Figure 2. Blackboard architecture.
A second mode of operation involves goals. Knowledge sources might try to fulfill a goal by searching for proof from results in the data space. Knowledge sources might also delegate the proof process by creating subordinate goals, leading to a backward-chaining style of processing. To support this processing style, the controller accounts for goals as well as events when making scheduling decisions. You can think of a blackboard as a special case of multiagent systems in which (among other constraints) the agents (knowledge sources) have a predetermined way of sharing—namely, publication of results to the blackboard.
Distribution of the blackboard
The straightforward way to use a blackboard in a distributed system is to encapsulate it within a centralized server, which clients access via RPC. However, this approach doesn't scale. Therefore, our middleware instead instantiates multiple blackboard partitions, each wrapped within an HTTP shell (providing both client and server facilities), as figure 2
shows. A specialized knowledge source called the input driver
adds data sent from other partitions into the data space. Another set of specialized knowledge sources called output filters
evaluates results in the data space according to significance
(the result is somehow noteworthy) and confidence
(the result is likely to be correct). The output filters then forward highly rated results to other partitions. Notice that the flow of data into and out of knowledge sources follows a publish-subscribe model. This model, widely used in middleware, also provides the basis for communication between partitions.
The middleware divides processing into three layers: low-level detection, medium-level activity, and high-level reasoning. The detection layer is responsible for the signal-processing functions identified in table 1.
It processes video footage from individual cameras and produces results (again corresponding to individual cameras) that are more amenable to subsequent processing. The activity layer combines these results into results containing information related to multiple cameras. Finally, the reasoning layer interprets results of lower layers to determine what to report to the system's human operators, and restructures lower layers to optimize their operation. Thus, the activity and reasoning layers together are responsible for the distributed-video-interpretation and target-following functions in table 1.
These layers comprise a collection of blackboard partitions, each structured as shown in figure 2.
It's also possible to implement the detection layer as a set of blackboard partitions. However, the main requirement at this level is efficiency rather than flexibility. Therefore, we replace blackboard partitions with pipelines, which apply a series of transformations to input data as it arrives from cameras and forward the results of various stages of processing to higher layers. The overall effect is similar to blackboard operation: producing higher-level results from low-level inputs. In this sense, we're using a pipes-and-filters architecture to provide an optimized implementation of blackboard partitions. Measurements of detection pipelines indicate that mainstream current CPUs (specifically, dual-core Opteron 2212s at 2.0 GHz) can process about seven camera streams in real time. 4
Communication and scalability
Each blackboard partition and detection pipeline executes on a different computing node, providing considerable potential for concurrency and hence computational scalability. However, realizing this potential requires minimizing coupling between nodes to avoid blocking the computations they're running. Communication between nodes takes three forms: reporting, direction, and dissemination.

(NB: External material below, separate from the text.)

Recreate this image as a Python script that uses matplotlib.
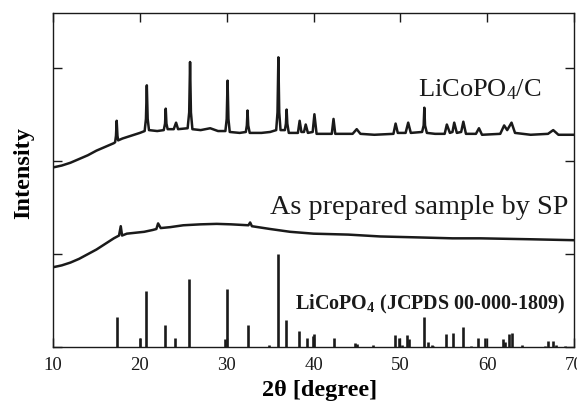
import matplotlib
matplotlib.use("Agg")
import matplotlib.pyplot as plt

plt.rcParams['font.family'] = ['Liberation Serif', 'DejaVu Serif']
plt.rcParams['mathtext.fontset'] = 'custom'
plt.rcParams['mathtext.rm'] = 'Liberation Serif'
plt.rcParams['mathtext.it'] = 'Liberation Serif:italic'
plt.rcParams['mathtext.bf'] = 'Liberation Serif:bold'

# LiCoPO4/C pattern (2theta, intensity offset units)
coated_x = [10.0, 11.0, 12.0, 13.0, 14.0, 15.0, 16.0, 17.0, 17.15, 17.25, 17.33, 17.42, 17.5, 18.0,
            19.0, 20.0, 20.55, 20.7, 20.8, 20.9, 21.05, 22.0, 22.75, 22.9, 22.98, 23.06, 23.2,
            23.9, 24.17, 24.4, 25.5, 25.68, 25.78, 25.88, 26.05, 27.0, 28.1, 29.0, 29.85, 30.0,
            30.1, 30.2, 30.35, 31.5, 32.2, 32.32, 32.4, 32.48, 32.65, 34.0, 35.0, 35.7, 35.85,
            35.95, 36.05, 36.2, 36.7, 36.82, 36.9, 36.98, 37.15, 38.2, 38.4, 38.6, 38.9, 39.1,
            39.35, 39.9, 40.1, 40.35, 42.1, 42.3, 42.5, 44.5, 44.97, 45.4, 47.0, 49.2, 49.45, 49.7,
            50.6, 50.9, 51.2, 52.5, 52.68, 52.76, 52.84, 53.05, 54.0, 55.1, 55.35, 55.7, 56.0, 56.2,
            56.5, 57.0, 57.25, 57.55, 58.7, 59.05, 59.4, 61.5, 61.95, 62.3, 62.55, 62.8, 63.2, 65.0,
            67.0, 67.6, 68.2, 70.0]
coated_y = [1.93, 1.95, 1.98, 2.02, 2.06, 2.11, 2.15, 2.19, 2.20, 2.27, 2.43, 2.27, 2.22, 2.24,
            2.27, 2.30, 2.32, 2.45, 2.81, 2.45, 2.33, 2.32, 2.33, 2.40, 2.56, 2.40, 2.34,
            2.34, 2.41, 2.34, 2.35, 2.52, 3.06, 2.52, 2.34, 2.33, 2.35, 2.32, 2.32, 2.45,
            2.86, 2.45, 2.31, 2.30, 2.31, 2.38, 2.54, 2.38, 2.30, 2.30, 2.31, 2.33, 2.52,
            3.11, 2.52, 2.33, 2.33, 2.40, 2.55, 2.40, 2.30, 2.30, 2.43, 2.31, 2.31, 2.39,
            2.30, 2.31, 2.50, 2.29, 2.29, 2.45, 2.29, 2.29, 2.34, 2.29, 2.28, 2.29, 2.40, 2.30,
            2.30, 2.41, 2.30, 2.31, 2.38, 2.57, 2.38, 2.30, 2.29, 2.29, 2.39, 2.30, 2.31, 2.41,
            2.30, 2.31, 2.42, 2.29, 2.29, 2.35, 2.28, 2.29, 2.38, 2.33, 2.37, 2.41, 2.30, 2.28,
            2.29, 2.33, 2.28, 2.28]

# As prepared sample by SP
asprep_x = [10.0, 11.0, 12.0, 13.0, 14.0, 15.0, 16.0, 17.0, 17.6, 17.8, 17.95, 18.5, 19.5, 20.5,
            21.5, 21.9, 22.1, 22.4, 23.5, 25.0, 27.0, 28.85, 30.5, 32.5, 32.7, 32.9, 35.0, 37.3,
            40.0, 44.0, 47.7, 52.0, 56.0, 59.2, 65.0, 70.0]
asprep_y = [0.86, 0.88, 0.91, 0.95, 1.00, 1.05, 1.11, 1.17, 1.20, 1.30, 1.20, 1.22, 1.23, 1.24,
            1.26, 1.27, 1.33, 1.28, 1.29, 1.31, 1.32, 1.325, 1.32, 1.31, 1.34, 1.30, 1.27, 1.24,
            1.22, 1.21, 1.19, 1.18, 1.17, 1.17, 1.16, 1.15]

# JCPDS reference sticks
ref_pos = [17.33, 20.0, 20.75, 22.93, 24.1, 25.7, 29.8, 30.07, 32.46, 34.9, 35.9, 36.87, 38.33,
           39.3, 39.9, 40.1, 42.3, 44.8, 45.0, 46.9, 49.4, 49.85, 50.2, 50.8, 51.0, 52.76, 53.2,
           53.6, 53.8, 55.2, 56.1, 57.2, 58.1, 58.98, 59.8, 61.86, 62.1, 62.55, 62.8, 63.97,
           66.6, 67.05, 67.6, 67.9, 68.97]
ref_int = [0.33, 0.10, 0.61, 0.24, 0.10, 0.73, 0.09, 0.63, 0.245, 0.03, 1.0, 0.29, 0.18,
           0.10, 0.12, 0.145, 0.105, 0.05, 0.04, 0.03, 0.135, 0.10, 0.03, 0.13, 0.09, 0.33, 0.06,
           0.03, 0.02, 0.145, 0.16, 0.22, 0.02, 0.105, 0.10, 0.09, 0.06, 0.14, 0.15, 0.025,
           0.02, 0.07, 0.07, 0.03, 0.02]

xticks = [10, 20, 30, 40, 50, 60, 70]
yticks = [0, 1, 2, 3]

fig = plt.figure(figsize=(5.77, 4.05), dpi=100)
ax = fig.add_axes([0.0919, 0.142, 0.903, 0.827])

ax.plot(coated_x, coated_y, color='#1a1a1a', lw=1.8)
ax.plot(asprep_x, asprep_y, color='#1a1a1a', lw=1.8)
ax.vlines(ref_pos, 0, ref_int, color='#1a1a1a', lw=1.9)

ax.set_xlim(10, 70)
ax.set_ylim(0, 3.59)
ax.set_xticks(xticks)
ax.set_xticklabels([str(t) for t in xticks])
ax.set_yticks(yticks)
ax.set_yticklabels([])
ax.tick_params(direction='in', length=6.5, width=1, top=True, right=True,
               labelsize=13.5, pad=7, colors='#1a1a1a')
for s in ax.spines.values():
    s.set_linewidth(1.0)
    s.set_color('#1a1a1a')

ax.set_xlabel('2θ [degree]', fontsize=17.5, fontweight='bold')
ax.xaxis.set_label_coords(0.512, -0.097)
ax.set_ylabel('Intensity', fontsize=17.5, fontweight='bold')
ax.yaxis.set_label_coords(-0.037, 0.52)

ax.text(52.04, 2.69, r'LiCoPO$_4$/C', fontsize=19, ha='left', va='baseline', color='#1a1a1a')
ax.text(34.99, 1.43, 'As prepared sample by SP', fontsize=20.3, ha='left', va='baseline', color='#1a1a1a')
ax.text(37.87, 0.41, r'LiCoPO$_\mathbf{4}$ (JCPDS 00-000-1809)', fontsize=14.5, fontweight='bold',
        ha='left', va='baseline', color='#1a1a1a')

fig.savefig('out.png', dpi=100)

Each node has a small set of superior nodes within the hierarchical structure. Each node reports the results it derives from its input data to its superior. For example, detection nodes report objects identified by background subtraction to activity nodes. For reasoning-layer nodes, the superiors are human operators.
Each node at the reasoning and activity layers has several subordinates, and it can issue goals to these subordinates. For example, when a reasoning node has detected a person moving along a path, it can send its subordinates a signature for that person and instructions to track him or her.
As nodes derive results, they proactively disseminate results that exceed importance thresholds with a small set of peers in the same layer. Dissemination replicates the important information in the blackboard, providing a weakened consistency model in which information rated highly by output filters will propagate quickly (and will thus be reasonably consistent). In contrast, information rated as having little importance might never leave its originating node.
Dissemination and reporting are essentially publication processes in which nodes share information with other nodes. The way in which publishers (that is, nodes) share information follows the SOA principle of description, not prescription. Thus, publishers provide information according to a defined schema, but the receiver determines how to process this information.
Both dissemination and direction tend to increase coupling between communicating nodes, thus reducing scalability. Reliance on these styles of communication delays computation until the arrival of information—through dissemination and in response to direction, respectively. In contrast, nodes process reported information as it arrives and never wait for future reports (with the exception of a small fraction of reports issued in response to directions). Hence, reporting doesn't increase coupling.
Therefore, a key factor in system scalability is the ability to minimize the proportion of dissemination and direction styles, thus increasing the use of reporting. Our middleware achieves this through the camera management service and the activity topology estimation service operating in concert. Specifically, the association of detection pipelines aligns with activity-level blackboard partitions to the estimated activity topology so that the set of pipelines reporting to a given partition corresponds to a zone within the activity topology. By definition, the majority of intercamera transitions from cameras within a zone are to cameras within that same zone. Algorithms can process these transitions within the activity-level partition for the zone, purely as information is delivered by reporting and without coupling to any other partition. Dissemination is required (and hence coupling arises) only when an activity transitions between zones. Direction serves mainly as a way for operators and reasoning-level partitions to control processing by the injection of new goals, and this limited use has little effect on scalability.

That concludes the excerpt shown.